Chapter 3

I, like so many women like to have control of my life.  I like to know when things will happen and how people will react.  I like to have all of my counter plans in place in case plan 1 isn't effective.  I like to know how things will work out.

Well over the last two years... well my whole life really but we'll focus on the last two years...God has been slowly working on that need to have control.  Little things at first, having to wait for Steve to feel we should adopt, agreeing on a timeline, agreeing on international or domestic.  Then I began to lose control of larger things like where we would adopt from, how that would look, when it would happen.  God has been taking me on a journey... one that isn't fun a lot of the time.  I'm on a journey to release control of how my family will look, when it will look that way and what he wants me to do in the meantime.  Easy right???  RIGHT???

I am sad to write this, so sad, but last night God closed one more chapter of this adoption journey.  Steve and I had to come to the heart breaking decision that the twins are not our girls.  Over the last month things with their grandma (who is their legal guardian) went from good to frustrating to hair pulling to down right impossible.  We have come to the conclusion that continuing on with her would mean a lifetime of compromising ourselves and having her dictate how we live.  That is no way to live or raise a family.  Their grandma is not an evil person.  She loves those girls very much.  We have very different views about what life is and should be, how we should treat others and just the idea of family.  We are so sad about this but also have such a peace.

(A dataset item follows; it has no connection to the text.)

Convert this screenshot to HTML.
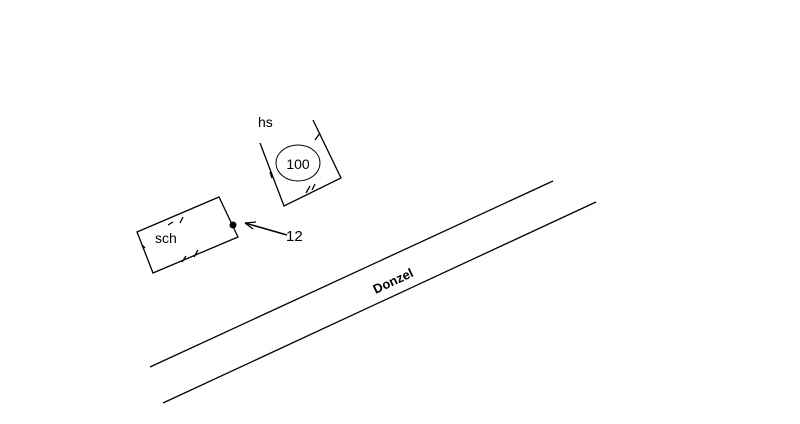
<!DOCTYPE html>
<html><head><style>body{margin:0;background:#fff}</style></head><body>
<svg width="800" height="419" xmlns="http://www.w3.org/2000/svg" font-family="Liberation Sans, sans-serif">
<rect width="800" height="419" fill="#fff"/>
<g stroke="#000" stroke-width="1.3" fill="none">
<line x1="150" y1="367" x2="553" y2="181"/>
<line x1="163" y1="403" x2="596" y2="202"/>
<polygon points="137,232 219,197 238,237 153,273"/>
<polyline points="260,143 284,206 341,178 313,120"/>
<ellipse cx="298" cy="163" rx="22" ry="18" stroke-width="1"/>
<line x1="245" y1="223" x2="287" y2="235" stroke-width="1.5"/>
<path d="M245 223 L256 222 M245 223 L253 229"/>
<path d="M168 225 l5 -3 M180 223 l3 -6 M182 262 l4 -6 M194 257 l4 -7 M142 245 l3 3 M306 193 l4 -7 M312 190 l3 -6 M315 140 l5 -7 M272 178 l-2 -6"/>
</g>
<circle cx="233" cy="225" r="3.5" fill="#000"/>
<text x="258" y="127" font-size="14">hs</text>
<text x="298" y="169" font-size="14" text-anchor="middle">100</text>
<text x="155" y="243" font-size="14">sch</text>
<text x="286" y="241" font-size="15">12</text>
<text x="395" y="285" font-size="13" font-weight="bold" text-anchor="middle" transform="rotate(-25 395 285)">Donzel</text>
</svg>
</body></html>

I'm sure some will read this and think to themselves, "They must have ignored what God was telling them." or "They just got it wrong."  Well I'm here to tell you that we didn't get it wrong.  I will forever be grateful for the experiences and moments we have had over the last four months.  Those were two amazing, amazing little girls.  My heart weeps for them that they won't get have a mommy and daddy any time soon... but they  have a heavenly daddy who is so much more prepared and capable than we could ever be.  My prayer is that all the times of praying with us and us praying over them, the protection we begged God for and the love he gave us for them will make a lasting mark.

So, I don't think we made a mistake.  My faith is stronger than it has ever been.  I have seen God answer prayers in amazing ways every step of this journey.  I have seen him teach Steve and I a little more of what it means to be parents.  I have seen him teach us mercy and patience.  I have seen him show us what kind of parents we will one day be. 

I think it would be easy to look at all of this and get bitter.  From the outside it can look like we altered our whole life, gave up my job, made financial decisions and life-style ones.  Well we did all of those things and if you don't believe in the sovereign power of Jesus Christ then it's easy to say that was all a waste.  Well, Steve and I DO believe in the sovereign power of Jesus Christ.  We believe me being home is exactly where Christ wanted me.  We believe there is a purpose for this beyond what we can see right now. 

So where do we go from here?  Well today is a day of conversations with our social worker at Bethany, finishing this chapter with the girls by cleaning house and mailing off presents and spending time just being quiet and praying for Steve.  He is so strong and such a good husband.  I hate seeing him in pain... but it's just evidence of how deeply that man loves and I love that about him.

Please keep us in your prayers over the coming weeks as the adjustments are sure to be confusing and painful at times as we face a very different Christmas than we had expected and begin to transition into the third chapter of this adoption journey.  We know without a shadow of a doubt we are where we should be.  We know without a shadow of a doubt we have been called to adoption and believe we are one step close to beginning our family through it.

You will never know the comfort it is knowing all of these people, that YOU have been walking through this with us.

Be Blessed!

Comments

Lori said…
Katie,
Praying for you and Steve. And I too encourage you in and agree with you that our God is sovereign. He will use each step and each situation to grow you both. He'll place you right in the middle of the situations where miracles must occur... if we are willing, and you two are. Thanks for sharing your heart and laying it all out. My prayer is that through this, others will choose to step up and obey, even when it's hard and painful.